Dynamic __shared__ memory allocation for CUDA
Dynamic __shared__
memory allocation for CUDA
CUDA currently provides two avenues for allocating __shared__
memory: static allocation via __shared__
arrays and a single dynamically-allocated block which must sized at kernel launch time.
These two methods are often suitable for simple kernels, but as codebases grow they do not scale well.
For example, as kernels grow in sophistication, it becomes difficult to predict in advance __shared__
memory requirements at the kernel launch site:
some_complicated_kernel<<<num_blocks, block_size, what goes here??>>>(...);
Working around this problem requires the kernel implementation and kernel launch site to engage in an ad hoc allocation negotiation which is at best difficult to maintain and at worst impossible.
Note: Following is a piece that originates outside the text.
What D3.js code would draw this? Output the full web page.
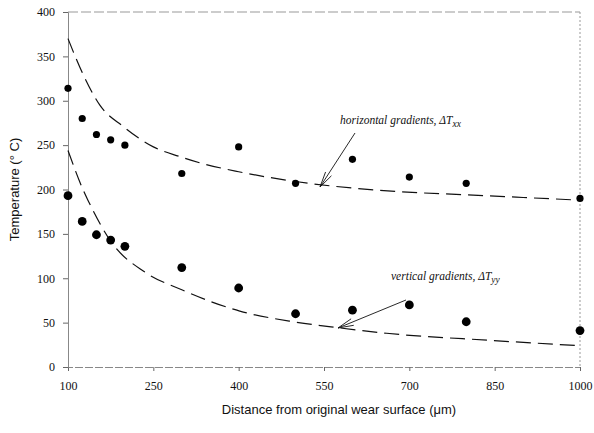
<!DOCTYPE html>
<html><head><meta charset="utf-8">
<script src="https://cdn.jsdelivr.net/npm/d3@7"></script>
<style>body{margin:0;background:#fff}svg{display:block}</style>
</head><body><svg id="c" width="594" height="433"></svg>
<script>
const distances = [100,125,150,175,200,300,400,500,600,700,800,1000];
const horizontalT = [314,280,262,256,250,218,248,207,234,214,207,190];
const verticalT = [193,164,149,143,136,112,89,60,64,70,51,41];
const hFitX = [100,127,156,197,250,297,332,400,500,648,800,900,1000];
const hFitY = [370,329,295,271,248,237,230,220,209,199,194,191,188];
const vFitX = [100,127,135,177,235,300,402,496,578,660,842,1000];
const vFitY = [244,199,188,140,107,87,63,51,44,38,30,24];
const xTicks = [100,250,400,550,700,850,1000];
const yTicks = [0,50,100,150,200,250,300,350,400];

const svg = d3.select('#c');
const m = {l:68, r:14, t:12, b:66};
const W = 594, H = 433;
const x = d3.scaleLinear().domain([100,1000]).range([m.l, W-m.r]);
const y = d3.scaleLinear().domain([0,400]).range([H-m.b, m.t]);
const serif = '"Liberation Serif", "Times New Roman", serif';
const sans = '"Liberation Sans", Arial, sans-serif';

// frame
svg.append('line').attr('x1',x(100)).attr('x2',x(1000)).attr('y1',y(400)).attr('y2',y(400))
  .attr('stroke','#999').attr('stroke-dasharray','10,3');
svg.append('line').attr('x1',x(1000)).attr('x2',x(1000)).attr('y1',y(400)).attr('y2',y(0))
  .attr('stroke','#999').attr('stroke-dasharray','2,2');

const xa = svg.append('g').attr('transform',`translate(0,${y(0)})`)
  .call(d3.axisBottom(x).tickValues(xTicks).tickSize(4).tickPadding(10).tickFormat(d3.format('d')));
const ya = svg.append('g').attr('transform',`translate(${x(100)},0)`)
  .call(d3.axisLeft(y).tickValues(yTicks).tickSize(5).tickPadding(8).tickFormat(d3.format('d')));
[xa,ya].forEach(a=>{
  a.attr('font-family',null).attr('font-size',null);
  a.select('.domain').attr('stroke','#888');
  a.selectAll('.tick line').attr('stroke','#666');
  a.selectAll('text').style('font-family',serif).style('font-size','12px').attr('fill','#111');
});
xa.select('.domain').attr('stroke-dasharray','8,2');

// fitted curves
const line = d3.line().x(d=>x(d[0])).y(d=>y(d[1])).curve(d3.curveMonotoneX);
svg.append('path').attr('d',line(d3.zip(hFitX,hFitY))).attr('fill','none')
  .attr('stroke','#111').attr('stroke-width',1.2).attr('stroke-dasharray','15,7');
svg.append('path').attr('d',line(d3.zip(vFitX,vFitY))).attr('fill','none')
  .attr('stroke','#111').attr('stroke-width',1.2).attr('stroke-dasharray','15,7');

// points
svg.append('g').selectAll('circle').data(d3.zip(distances,horizontalT)).join('circle')
  .attr('cx',d=>x(d[0])).attr('cy',d=>y(d[1])).attr('r',3.6).attr('fill','#000');
svg.append('g').selectAll('circle').data(d3.zip(distances,verticalT)).join('circle')
  .attr('cx',d=>x(d[0])).attr('cy',d=>y(d[1])).attr('r',4.4).attr('fill','#000');

// annotations
function arrow(x1,y1,x2,y2){
  const g = svg.append('g').attr('stroke','#111').attr('stroke-width',0.9);
  g.append('line').attr('x1',x1).attr('y1',y1).attr('x2',x2).attr('y2',y2);
  const ang = Math.atan2(y1-y2,x1-x2), L=16;
  [-0.22,0.22].forEach(da=>{
    g.append('line').attr('x1',x2).attr('y1',y2)
      .attr('x2',x2+L*Math.cos(ang+da)).attr('y2',y2+L*Math.sin(ang+da));
  });
}
function label(tx,ty,main,sub){
  const t = svg.append('text').attr('x',tx).attr('y',ty).style('font-family',serif)
    .attr('font-style','italic').attr('font-size',11.5).attr('fill','#111');
  t.append('tspan').text(main);
  t.append('tspan').attr('dy',3).attr('font-size',9.5).text(sub);
}
label(340,124,'horizontal gradients, ΔT','xx');
arrow(355,133,320,187);
label(391,280,'vertical gradients, ΔT','yy');
arrow(406,300,338,328);

// axis titles
svg.append('text').attr('x',339).attr('y',414).attr('text-anchor','middle')
  .style('font-family',sans).attr('font-size',13).attr('fill','#111')
  .text('Distance from original wear surface (μm)');
svg.append('text').attr('transform',`translate(19,${(y(0)+y(400))/2}) rotate(-90)`)
  .attr('text-anchor','middle').style('font-family',sans).attr('font-size',13).attr('fill','#111')
  .text('Temperature (° C)');
</script></body></html>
Statically allocated arrays also introduce problems for libraries of generic code. Take for example a generic sum
library function:
template<unsigned int BLOCK_SIZE, typename T>
__device__ T sum(T *ptr, int n)
{
__shared__ T s_data[BLOCK_SIZE];
// reduce partial sums per thread
...
__syncthreads();
// perform reduction tree
...
__syncthreads();
return s_data[0];
} // end reduce()
In order to allocate the __shared__
array s_data
, sum
requires its caller
to invoke it using the CUDA block size as a template parameter. If the kernel’s
block size is dynamic, this is impossible. Because tuning for different
hardware architectures may require different CUDA block sizes, block sizes
are dynamic in general.
If the caller does have compile-time knowlege of the CUDA block size, then it
can invoke sum
using the block size as a parameter. However, if this size
causes the s_data
array to overflow __shared__
memory, compilation will
fail.
We could rewrite sum
’s interface to require an extra buffer:
template<typename T>
__device__ T sum(T *ptr, int n, T *buffer);
However, this leaks implementation details and requires an additional protocol for communicating resource requirements to the caller. Nothing is actually solved; we have simply pushed the allocation problem onto the caller.
shmalloc
solves these problems by virtualizing __shared__
memory and
providing a robust means of dynamically managing it: if insufficient on-chip
__shared__
memory resources are available, we proceed with degraded
performance by procuring resources from a backing store; in this case, global
memory.
In this way, virtualization of __shared__
memory transforms the dynamic on-chip memory allocation kernel launch parameter from a hard functional requirement into a softer performance knob.
The following snippet demonstrates how to use shmalloc
and shfree
to manage dynamically-allocated __shared__
memory in a reduction kernel:
#include "shmalloc.hpp"
__global__ void sum_kernel(int *data, int *result, size_t max_data_segment_size)
{
// thread 0 intializes the __shared__ memory heap with the dynamic size of on-chip memory
if(threadIdx.x == 0)
{
init_on_chip_malloc(max_data_segment_size);
}
__syncthreads();
__shared__ int *s_data;
unsigned int n = blockDim.x;
// we only need a single array for this block, so make sure only thread 0 calls shmalloc
// note that the pointer is communicated through the statically allocated
// __shared__ variable s_data
if(threadIdx.x == 0)
{
s_data = static_cast<int*>(shmalloc(n * sizeof(int)));
}
__syncthreads();
for(int i = threadIdx.x; i < n; i += blockDim.x)
{
s_data[i] = data[i];
}
__syncthreads();
while(n > 1)
{
unsigned int half_n = n / 2;
if(threadIdx.x < half_n)
{
s_data[threadIdx.x] += s_data[n - threadIdx.x - 1];
}
__syncthreads();
n -= half_n;
}
__syncthreads();
if(threadIdx.x == 0)
{
*result = s_data[0];
shfree(s_data);
}
}